La classe Point , ainsi rendue accessible dans Python, s'utilise ainsi :

#! /usr/bin/env python

from point import *

c=Point(2,2)

print c.x(),c.y()

c.translate(-2,-2)

print c.x(),c.y()

où l'on voit que l'extension ainsi définie est très facile à utiliser dans Python.
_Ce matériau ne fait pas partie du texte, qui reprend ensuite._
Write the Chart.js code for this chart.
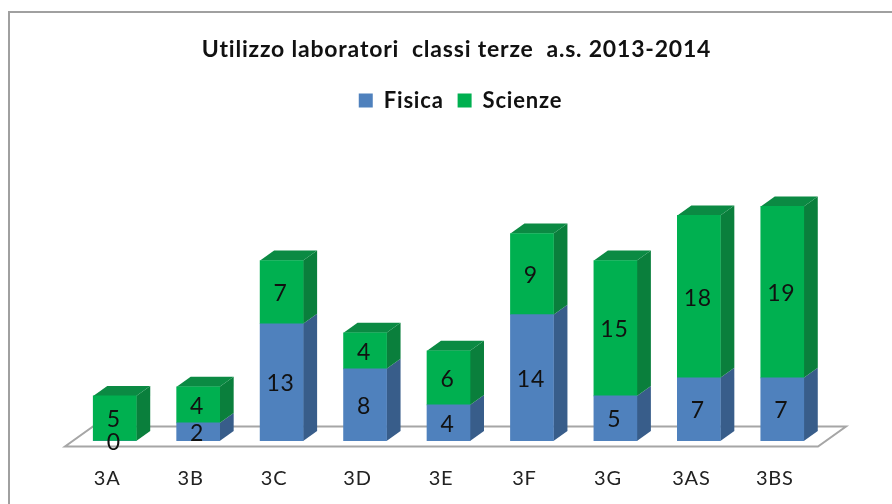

En pratique, l'utilisateur ne peut pas voir s'il s'agit d'un module Python ou d'un module C++.

3 Pour en savoir plus

3.1 Installation

SWIG s'installe comme tout produit GNU, une fois l'archive extraite, par

$ ./configure

$ make

$ make install

L'installation nécessite un compilateur C++.

3.2 Ressources

"Programming Python" par Mark Lutz, chez O'Reilly et http://www.python.org : pour tout savoir sur Python.

Le site de SWIG (http://www.swig.org) permet de télécharger la dernière version de SWIG ainsi que l'abondante documentation qui l'accompagne.

4 Conclusion

SWIG est un outil très performant pour lier des librairies C/C++ aux principaux langages de commandes du monde UNIX. SWIG permet donc de créer facilement des modules d'extension pour ces langages, voire de concevoir des applications sous forme de tels modules.

SWIG possède bien plus de possibilités que celles décrites dans cette rapide présentation :

La génération automatique de documentation : SWIG permet de générer automatiquement une documentation de l'API de la librairie qui est en train d'être liée à Python, sous forme de fichier texte, latex...

Les "typemaps" permettent de convertir des types de données complexes en entrées ou en sorties des fonctions. Par exemple, il est possible de convertir des listes Python en tableaux C. Ces "typemaps" permettent également d'insérer des contrôles sur les arguments (vérification de la positivité d'un argument).

Il est même possible, grâce à ce mécanisme, de définir des callbacks Python qui seront appelés par le code C.

Voilà, j'espère que cette rapide présentation de SWIG vous aura mis l'eau à la bouche et que vous explorerez plus avant cet outil passionnant.